Yersinia enterocolitica is a gastrointestinal pathogen with distinctive clinical manifestations and a predilection for young children (
2). It is a member of the
Enterobacteriaceae, genus
Yersinia, which includes three pathogenic species:
Y. pestis, the agent of plague, and two enteropathogens,
Y. pseudotuberculosis and
Y. enterocolitica. Y. enterocolitica strains are differentiated by bio- and serotyping. Biotype 1A (BT1A) strains are mostly nonpathogenic, in contrast to the highly pathogenic BT1B (predominant in the United States) and low-pathogenic BT2 to -5 (dominating worldwide). Recently,
Y. enterocolitica was divided into two subspecies (
3):
enterocolitica, proposed for strains with the 16S rRNA type of American origin, and
palearctica, proposed for strains of European origin (BT1A and BT2 to -5).
Yersiniosis is the third-most-common bacterial enteric disease in Europe, and
Yersinia enterocolitica subsp.
palearctica serobiotype O:3/4 is most frequently isolated from humans and slaughter pigs (
4).
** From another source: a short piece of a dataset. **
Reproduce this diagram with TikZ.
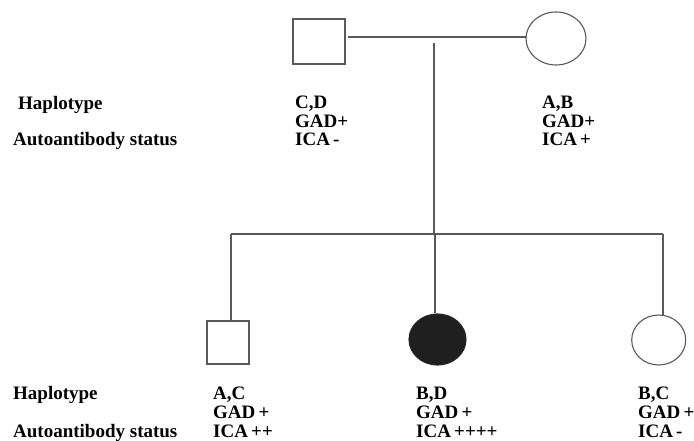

Thus, deciphering the
Yersinia enterocolitica subsp.
palearctica O:3/4 genome will help to uncover the mechanisms of its successful worldwide dissemination.
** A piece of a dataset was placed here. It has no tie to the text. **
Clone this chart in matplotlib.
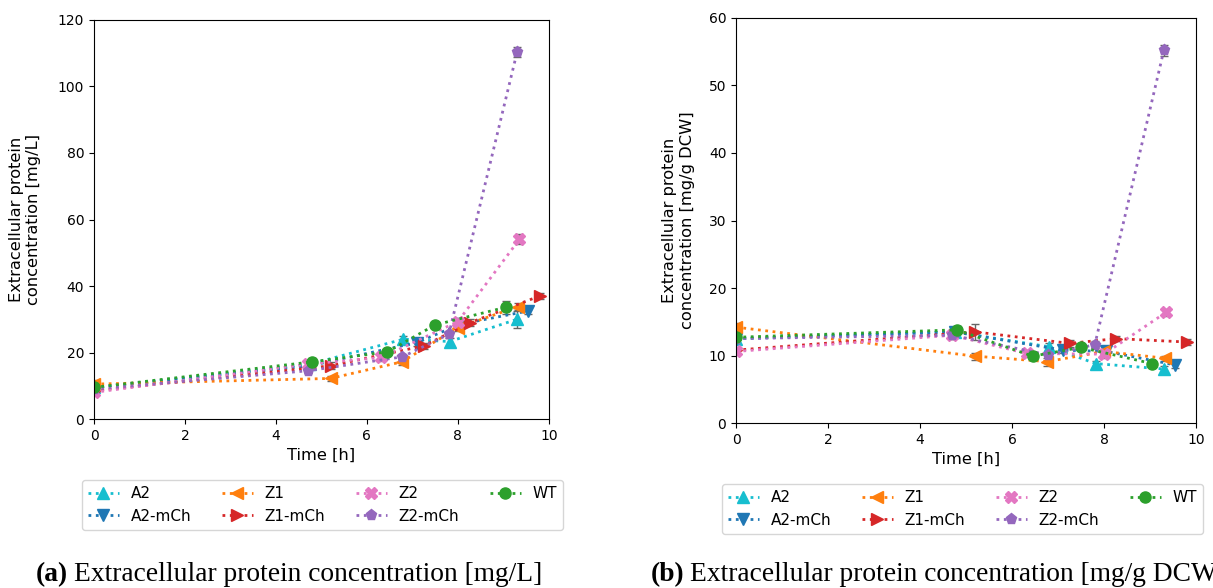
import matplotlib
matplotlib.use("Agg")
import matplotlib.pyplot as plt
from matplotlib.lines import Line2D

# Strain names, styles chosen per strain
strains = ["A2", "A2-mCh", "Z1", "Z1-mCh", "Z2", "Z2-mCh", "WT"]
colors = ["tab:cyan", "tab:blue", "tab:orange", "tab:red", "tab:pink", "tab:purple", "tab:green"]
markers = ["^", "v", "<", ">", "X", "p", "o"]

# Sampling times [h] per strain
t_A2 = [0.0, 4.75, 6.80, 7.82, 9.30]
t_A2m = [0.0, 4.75, 7.10, 8.05, 9.55]
t_Z1 = [0.0, 5.20, 6.77, 8.00, 9.32]
t_Z1m = [0.0, 5.20, 7.25, 8.27, 9.80]
t_Z2 = [0.0, 4.70, 6.32, 8.00, 9.35]
t_Z2m = [0.0, 4.70, 6.78, 7.80, 9.30]
t_WT = [0.0, 4.80, 6.45, 7.50, 9.05]

# Extracellular protein [mg/L]
c_A2 = [9.5, 16.5, 24.0, 23.3, 30.0]
c_A2m = [9.5, 16.0, 23.0, 28.5, 32.5]
c_Z1 = [10.5, 12.2, 17.2, 27.5, 33.8]
c_Z1m = [8.5, 16.0, 22.0, 29.0, 37.0]
c_Z2 = [8.0, 16.5, 18.5, 29.3, 54.0]
c_Z2m = [9.0, 14.5, 18.7, 25.5, 110.3]
c_WT = [9.5, 17.2, 20.2, 28.3, 33.6]
e_A2 = [0.8, 0.8, 1.0, 1.0, 2.5]
e_A2m = [0.8, 0.8, 1.0, 1.0, 1.0]
e_Z1 = [1.2, 0.8, 1.0, 1.0, 1.0]
e_Z1m = [0.8, 1.0, 1.0, 1.0, 0.8]
e_Z2 = [0.8, 0.8, 1.0, 1.0, 1.5]
e_Z2m = [0.8, 0.8, 1.0, 1.0, 1.5]
e_WT = [0.8, 1.0, 1.0, 0.8, 2.0]

# Extracellular protein [mg/g DCW]
s_A2 = [12.5, 13.5, 11.3, 8.8, 8.0]
s_A2m = [12.5, 13.5, 10.8, 10.6, 8.6]
s_Z1 = [14.2, 9.9, 9.1, 10.6, 9.6]
s_Z1m = [10.8, 13.5, 11.8, 12.5, 12.0]
s_Z2 = [10.6, 13.0, 10.3, 10.2, 16.4]
s_Z2m = [12.5, 13.0, 10.1, 11.6, 55.2]
s_WT = [12.7, 13.8, 9.9, 11.2, 8.8]
f_A2 = [0.4, 0.4, 0.6, 0.4, 0.4]
f_A2m = [0.4, 0.4, 0.5, 0.4, 0.4]
f_Z1 = [0.6, 0.5, 0.6, 0.4, 0.4]
f_Z1m = [0.4, 1.2, 0.5, 0.4, 0.4]
f_Z2 = [0.4, 0.5, 0.5, 0.5, 0.5]
f_Z2m = [0.4, 0.5, 0.5, 0.5, 0.8]
f_WT = [0.5, 0.6, 0.5, 0.4, 0.4]

times = [t_A2, t_A2m, t_Z1, t_Z1m, t_Z2, t_Z2m, t_WT]
conc_L = [c_A2, c_A2m, c_Z1, c_Z1m, c_Z2, c_Z2m, c_WT]
err_L = [e_A2, e_A2m, e_Z1, e_Z1m, e_Z2, e_Z2m, e_WT]
conc_D = [s_A2, s_A2m, s_Z1, s_Z1m, s_Z2, s_Z2m, s_WT]
err_D = [f_A2, f_A2m, f_Z1, f_Z1m, f_Z2, f_Z2m, f_WT]

fig = plt.figure(figsize=(12.13, 5.88), dpi=100)
ax1 = fig.add_axes([0.0775, 0.2874, 0.375, 0.6786])
ax2 = fig.add_axes([0.6068, 0.2806, 0.3792, 0.6888])


def draw(ax, values, errors, ymax, ylabel, pad, legend_box):
    handles = []
    for name, c, m, t, v, e in zip(strains, colors, markers, times, values, errors):
        ax.errorbar(t, v, yerr=e, color=c, marker=m, ls=":", lw=2, ms=8,
                    ecolor="0.4", elinewidth=1, capsize=3)
        handles.append(Line2D([], [], color=c, marker=m, ls=":", lw=2, ms=8,
                              label=name))
    ax.set_xlim(0, 10)
    ax.set_ylim(0, ymax)
    ax.set_xlabel("Time [h]", fontsize=11.7)
    ax.set_ylabel(ylabel, fontsize=11.7, labelpad=pad)
    ax.legend(handles=handles, ncol=4, loc="upper left",
              bbox_to_anchor=legend_box, bbox_transform=fig.transFigure,
              fontsize=11, columnspacing=2.0, borderaxespad=0, frameon=True)


draw(ax1, conc_L, err_L, 120, "Extracellular protein\nconcentration [mg/L]", 12,
     (82 / 1213, 1 - 480 / 588))
draw(ax2, conc_D, err_D, 60, "Extracellular protein\nconcentration [mg/g DCW]", 10,
     (722 / 1213, 1 - 484 / 588))


def caption(x, label, text):
    t1 = fig.text(x, 1 - 581 / 588, label, fontsize=19.8, fontweight="bold",
                  family="Liberation Serif", va="baseline")
    ax1.annotate(text, xy=(1, 0), xycoords=t1, xytext=(4, 0),
                 textcoords="offset points", fontsize=19.8,
                 family="Liberation Serif", va="bottom",
                 annotation_clip=False)


caption(36 / 1213, "(a)", "Extracellular protein concentration [mg/L]")
caption(651 / 1213, "(b)", "Extracellular protein concentration [mg/g DCW]")

fig.savefig("out.png", dpi=100)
Y. enterocolitica subspecies
palearctica Y11 (DSMZ no. 13030), an O:3/4 human isolate, was selected for sequencing. The genome was determined using MegaBACE (at Integrated Genomics, Jena, Germany), a 454 Genome Sequencer (GS) 20 (at 454, Branford CT), and a 454 GS FLX Titanium (at Seq-IT, Kaiserslautern, Germany). MegaBACE sequencing produced 73,848 reads with 64,366,908 bp. The 454 GS 20 run yielded 927,998 reads with 94,454,598 bp, and the 454 GS FLX Titanium run added 240,813 reads with 105,539,453 bp. These datasets were assembled into a draft genome of 103 contigs with a total length of 4,464,482 bp using DNAstar Lasergene software (version 7.2.0; Seqman Pro). Gaps were closed manually, in cooperation with LGC Genomics (Berlin, Germany), by Sanger sequencing of PCR products. Finally, data were assembled into a complete genome sequence of 4,553,420 bp for the genome and an additional 72,460-bp contig representing the pYVO3 plasmid. For quality control, all raw data were mapped along the two contigs using 454 Reference Mapper software (version 2.3; Roche). The median sequence depth for the genome contig was 37 (1st quartile, 30; 3rd quartile, 48), and the proportion of Q40+ bases was 99.58%. For the plasmid sequence, a median depth of 12 (1st quartile, 8; 3rd quartile, 17) was achieved, with the proportion of Q40+ bases being 98.01%. The average GC content is 47%, similar to that of
Y. enterocolitica strain 8081 (NC_008800; 47.27%). The genome sequence was annotated using the RAST server (
http://rast.nmpdr.org/) (
1). This first deciphered
Y. enterocolitica subsp.
palearctica genome reflects multiple bacterial interactions and points to the structures and functions potentially involved in virulence attenuation and host adaptation.